**What the exercise asks:**
Repeat the listing exactly as given, omitting every image.
###
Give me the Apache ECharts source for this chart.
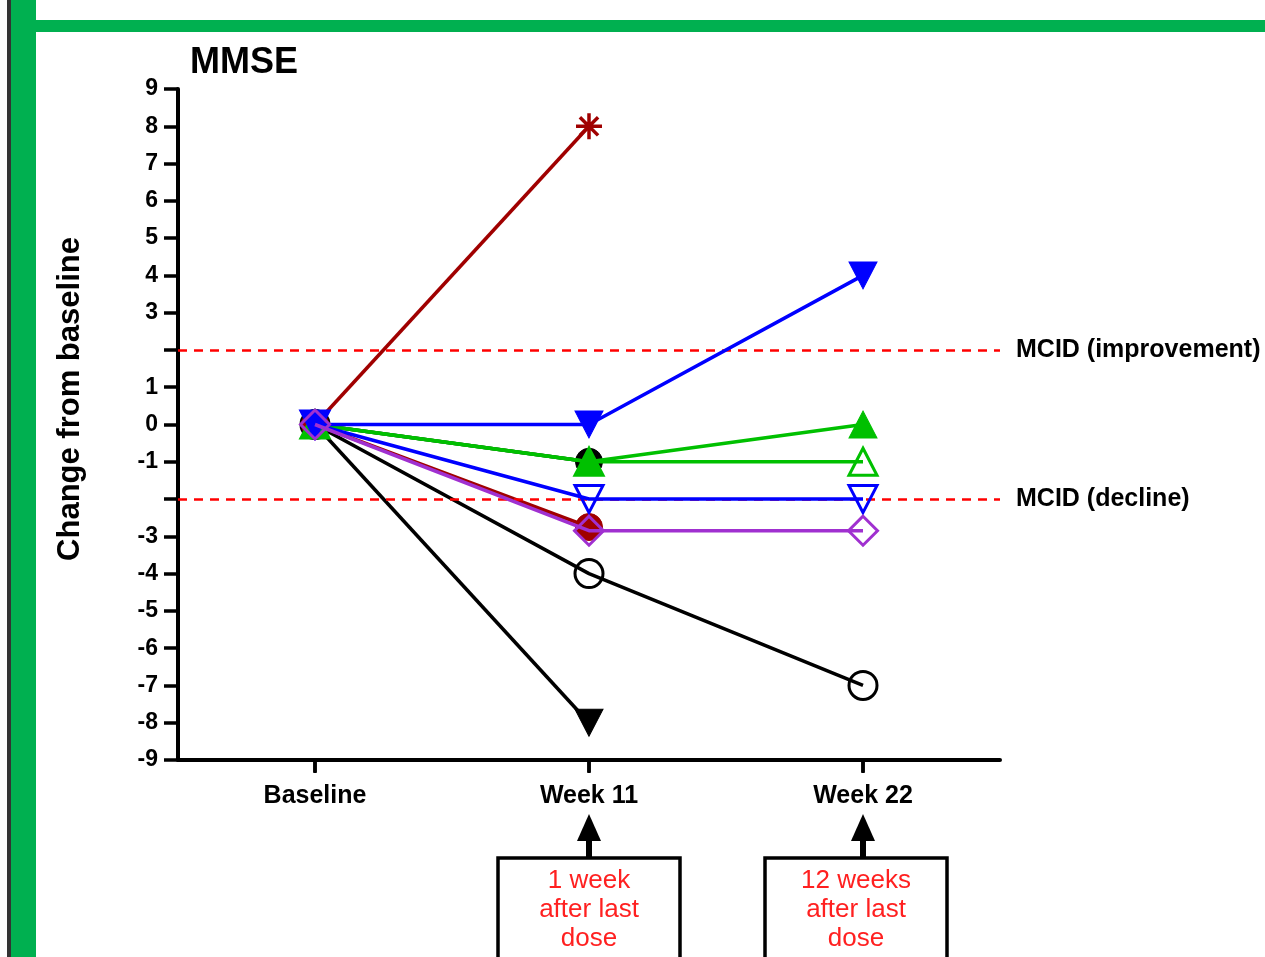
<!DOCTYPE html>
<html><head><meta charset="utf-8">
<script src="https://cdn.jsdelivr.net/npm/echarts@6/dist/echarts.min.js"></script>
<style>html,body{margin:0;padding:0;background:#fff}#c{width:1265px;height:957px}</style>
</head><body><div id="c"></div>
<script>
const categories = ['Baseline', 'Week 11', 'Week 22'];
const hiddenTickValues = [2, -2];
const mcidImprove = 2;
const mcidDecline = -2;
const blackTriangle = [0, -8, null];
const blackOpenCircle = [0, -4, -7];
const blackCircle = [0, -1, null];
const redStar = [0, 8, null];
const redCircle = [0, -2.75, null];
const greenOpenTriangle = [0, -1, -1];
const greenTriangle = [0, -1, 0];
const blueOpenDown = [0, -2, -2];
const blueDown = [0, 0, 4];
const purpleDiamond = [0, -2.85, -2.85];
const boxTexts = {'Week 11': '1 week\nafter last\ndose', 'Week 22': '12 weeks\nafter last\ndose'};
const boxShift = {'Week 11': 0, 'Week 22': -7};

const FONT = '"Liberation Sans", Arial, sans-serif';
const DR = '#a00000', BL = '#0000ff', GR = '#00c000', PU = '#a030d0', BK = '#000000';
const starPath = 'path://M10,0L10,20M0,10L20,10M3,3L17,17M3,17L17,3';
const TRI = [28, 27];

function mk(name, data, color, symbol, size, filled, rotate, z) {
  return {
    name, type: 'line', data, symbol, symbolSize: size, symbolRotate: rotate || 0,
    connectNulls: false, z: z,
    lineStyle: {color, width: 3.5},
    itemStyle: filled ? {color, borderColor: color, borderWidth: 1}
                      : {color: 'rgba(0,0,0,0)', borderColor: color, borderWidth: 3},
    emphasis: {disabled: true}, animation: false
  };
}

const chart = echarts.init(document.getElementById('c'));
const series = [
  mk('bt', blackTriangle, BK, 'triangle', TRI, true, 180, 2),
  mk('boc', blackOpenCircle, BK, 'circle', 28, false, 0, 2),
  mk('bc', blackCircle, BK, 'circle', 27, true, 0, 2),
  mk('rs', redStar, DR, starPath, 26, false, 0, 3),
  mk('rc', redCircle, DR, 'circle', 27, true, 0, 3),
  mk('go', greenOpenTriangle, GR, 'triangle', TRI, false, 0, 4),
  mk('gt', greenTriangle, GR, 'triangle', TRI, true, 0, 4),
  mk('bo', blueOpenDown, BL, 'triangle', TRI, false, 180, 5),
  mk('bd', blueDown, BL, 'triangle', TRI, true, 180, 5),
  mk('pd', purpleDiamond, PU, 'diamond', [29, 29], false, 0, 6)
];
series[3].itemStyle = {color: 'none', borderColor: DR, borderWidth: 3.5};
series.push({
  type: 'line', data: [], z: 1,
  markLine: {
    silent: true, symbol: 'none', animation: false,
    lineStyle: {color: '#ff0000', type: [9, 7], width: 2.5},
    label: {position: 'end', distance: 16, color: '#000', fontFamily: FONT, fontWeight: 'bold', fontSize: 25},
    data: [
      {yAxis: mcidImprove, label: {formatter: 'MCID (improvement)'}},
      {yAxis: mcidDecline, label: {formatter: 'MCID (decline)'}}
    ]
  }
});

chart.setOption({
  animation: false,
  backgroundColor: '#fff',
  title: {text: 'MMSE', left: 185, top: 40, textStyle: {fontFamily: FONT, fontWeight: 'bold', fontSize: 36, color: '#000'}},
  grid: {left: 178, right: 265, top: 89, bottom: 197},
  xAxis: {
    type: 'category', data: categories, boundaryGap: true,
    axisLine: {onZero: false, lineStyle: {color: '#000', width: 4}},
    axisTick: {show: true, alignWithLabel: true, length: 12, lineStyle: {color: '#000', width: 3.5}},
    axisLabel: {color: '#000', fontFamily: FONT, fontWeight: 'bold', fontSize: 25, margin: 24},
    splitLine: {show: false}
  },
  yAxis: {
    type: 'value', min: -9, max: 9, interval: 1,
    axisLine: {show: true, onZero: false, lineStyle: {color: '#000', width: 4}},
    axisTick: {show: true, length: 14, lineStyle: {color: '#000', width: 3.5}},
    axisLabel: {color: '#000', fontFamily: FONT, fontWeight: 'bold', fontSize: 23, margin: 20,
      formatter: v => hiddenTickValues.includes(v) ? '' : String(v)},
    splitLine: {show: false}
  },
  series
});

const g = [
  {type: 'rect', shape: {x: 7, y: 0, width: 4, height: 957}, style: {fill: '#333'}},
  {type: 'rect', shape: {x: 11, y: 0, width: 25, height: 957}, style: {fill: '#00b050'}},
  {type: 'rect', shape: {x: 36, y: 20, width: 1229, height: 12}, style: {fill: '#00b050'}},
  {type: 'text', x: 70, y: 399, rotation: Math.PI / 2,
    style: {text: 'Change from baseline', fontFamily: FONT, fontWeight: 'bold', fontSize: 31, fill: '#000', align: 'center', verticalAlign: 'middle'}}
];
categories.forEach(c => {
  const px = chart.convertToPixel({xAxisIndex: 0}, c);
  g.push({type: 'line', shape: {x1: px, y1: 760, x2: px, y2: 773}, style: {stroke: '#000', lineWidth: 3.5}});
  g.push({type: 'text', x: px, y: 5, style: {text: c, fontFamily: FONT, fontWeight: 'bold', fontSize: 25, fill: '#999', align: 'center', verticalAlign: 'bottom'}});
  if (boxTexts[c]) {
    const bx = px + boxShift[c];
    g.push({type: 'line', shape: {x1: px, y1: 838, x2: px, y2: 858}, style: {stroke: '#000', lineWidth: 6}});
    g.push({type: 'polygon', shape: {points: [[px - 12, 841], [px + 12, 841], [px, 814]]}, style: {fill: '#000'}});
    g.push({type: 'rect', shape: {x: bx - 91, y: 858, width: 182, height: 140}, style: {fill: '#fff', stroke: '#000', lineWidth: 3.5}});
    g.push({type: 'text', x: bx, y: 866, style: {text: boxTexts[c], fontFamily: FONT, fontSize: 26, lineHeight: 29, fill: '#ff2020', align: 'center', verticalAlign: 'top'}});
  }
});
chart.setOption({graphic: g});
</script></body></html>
###
**Answer below:**
Give me the Apache ECharts source for this chart.
<!DOCTYPE html>
<html><head><meta charset="utf-8">
<script src="https://cdn.jsdelivr.net/npm/echarts@6/dist/echarts.min.js"></script>
<style>html,body{margin:0;padding:0;background:#fff}#c{width:1265px;height:957px}</style>
</head><body><div id="c"></div>
<script>
const categories = ['Baseline', 'Week 11', 'Week 22'];
const hiddenTickValues = [2, -2];
const mcidImprove = 2;
const mcidDecline = -2;
const blackTriangle = [0, -8, null];
const blackOpenCircle = [0, -4, -7];
const blackCircle = [0, -1, null];
const redStar = [0, 8, null];
const redCircle = [0, -2.75, null];
const greenOpenTriangle = [0, -1, -1];
const greenTriangle = [0, -1, 0];
const blueOpenDown = [0, -2, -2];
const blueDown = [0, 0, 4];
const purpleDiamond = [0, -2.85, -2.85];
const boxTexts = {'Week 11': '1 week\nafter last\ndose', 'Week 22': '12 weeks\nafter last\ndose'};
const boxShift = {'Week 11': 0, 'Week 22': -7};

const FONT = '"Liberation Sans", Arial, sans-serif';
const DR = '#a00000', BL = '#0000ff', GR = '#00c000', PU = '#a030d0', BK = '#000000';
const starPath = 'path://M10,0L10,20M0,10L20,10M3,3L17,17M3,17L17,3';
const TRI = [28, 27];

function mk(name, data, color, symbol, size, filled, rotate, z) {
  return {
    name, type: 'line', data, symbol, symbolSize: size, symbolRotate: rotate || 0,
    connectNulls: false, z: z,
    lineStyle: {color, width: 3.5},
    itemStyle: filled ? {color, borderColor: color, borderWidth: 1}
                      : {color: 'rgba(0,0,0,0)', borderColor: color, borderWidth: 3},
    emphasis: {disabled: true}, animation: false
  };
}

const chart = echarts.init(document.getElementById('c'));
const series = [
  mk('bt', blackTriangle, BK, 'triangle', TRI, true, 180, 2),
  mk('boc', blackOpenCircle, BK, 'circle', 28, false, 0, 2),
  mk('bc', blackCircle, BK, 'circle', 27, true, 0, 2),
  mk('rs', redStar, DR, starPath, 26, false, 0, 3),
  mk('rc', redCircle, DR, 'circle', 27, true, 0, 3),
  mk('go', greenOpenTriangle, GR, 'triangle', TRI, false, 0, 4),
  mk('gt', greenTriangle, GR, 'triangle', TRI, true, 0, 4),
  mk('bo', blueOpenDown, BL, 'triangle', TRI, false, 180, 5),
  mk('bd', blueDown, BL, 'triangle', TRI, true, 180, 5),
  mk('pd', purpleDiamond, PU, 'diamond', [29, 29], false, 0, 6)
];
series[3].itemStyle = {color: 'none', borderColor: DR, borderWidth: 3.5};
series.push({
  type: 'line', data: [], z: 1,
  markLine: {
    silent: true, symbol: 'none', animation: false,
    lineStyle: {color: '#ff0000', type: [9, 7], width: 2.5},
    label: {position: 'end', distance: 16, color: '#000', fontFamily: FONT, fontWeight: 'bold', fontSize: 25},
    data: [
      {yAxis: mcidImprove, label: {formatter: 'MCID (improvement)'}},
      {yAxis: mcidDecline, label: {formatter: 'MCID (decline)'}}
    ]
  }
});

chart.setOption({
  animation: false,
  backgroundColor: '#fff',
  title: {text: 'MMSE', left: 185, top: 40, textStyle: {fontFamily: FONT, fontWeight: 'bold', fontSize: 36, color: '#000'}},
  grid: {left: 178, right: 265, top: 89, bottom: 197},
  xAxis: {
    type: 'category', data: categories, boundaryGap: true,
    axisLine: {onZero: false, lineStyle: {color: '#000', width: 4}},
    axisTick: {show: true, alignWithLabel: true, length: 12, lineStyle: {color: '#000', width: 3.5}},
    axisLabel: {color: '#000', fontFamily: FONT, fontWeight: 'bold', fontSize: 25, margin: 24},
    splitLine: {show: false}
  },
  yAxis: {
    type: 'value', min: -9, max: 9, interval: 1,
    axisLine: {show: true, onZero: false, lineStyle: {color: '#000', width: 4}},
    axisTick: {show: true, length: 14, lineStyle: {color: '#000', width: 3.5}},
    axisLabel: {color: '#000', fontFamily: FONT, fontWeight: 'bold', fontSize: 23, margin: 20,
      formatter: v => hiddenTickValues.includes(v) ? '' : String(v)},
    splitLine: {show: false}
  },
  series
});

const g = [
  {type: 'rect', shape: {x: 7, y: 0, width: 4, height: 957}, style: {fill: '#333'}},
  {type: 'rect', shape: {x: 11, y: 0, width: 25, height: 957}, style: {fill: '#00b050'}},
  {type: 'rect', shape: {x: 36, y: 20, width: 1229, height: 12}, style: {fill: '#00b050'}},
  {type: 'text', x: 70, y: 399, rotation: Math.PI / 2,
    style: {text: 'Change from baseline', fontFamily: FONT, fontWeight: 'bold', fontSize: 31, fill: '#000', align: 'center', verticalAlign: 'middle'}}
];
categories.forEach(c => {
  const px = chart.convertToPixel({xAxisIndex: 0}, c);
  g.push({type: 'line', shape: {x1: px, y1: 760, x2: px, y2: 773}, style: {stroke: '#000', lineWidth: 3.5}});
  g.push({type: 'text', x: px, y: 5, style: {text: c, fontFamily: FONT, fontWeight: 'bold', fontSize: 25, fill: '#999', align: 'center', verticalAlign: 'bottom'}});
  if (boxTexts[c]) {
    const bx = px + boxShift[c];
    g.push({type: 'line', shape: {x1: px, y1: 838, x2: px, y2: 858}, style: {stroke: '#000', lineWidth: 6}});
    g.push({type: 'polygon', shape: {points: [[px - 12, 841], [px + 12, 841], [px, 814]]}, style: {fill: '#000'}});
    g.push({type: 'rect', shape: {x: bx - 91, y: 858, width: 182, height: 140}, style: {fill: '#fff', stroke: '#000', lineWidth: 3.5}});
    g.push({type: 'text', x: bx, y: 866, style: {text: boxTexts[c], fontFamily: FONT, fontSize: 26, lineHeight: 29, fill: '#ff2020', align: 'center', verticalAlign: 'top'}});
  }
});
chart.setOption({graphic: g});
</script></body></html>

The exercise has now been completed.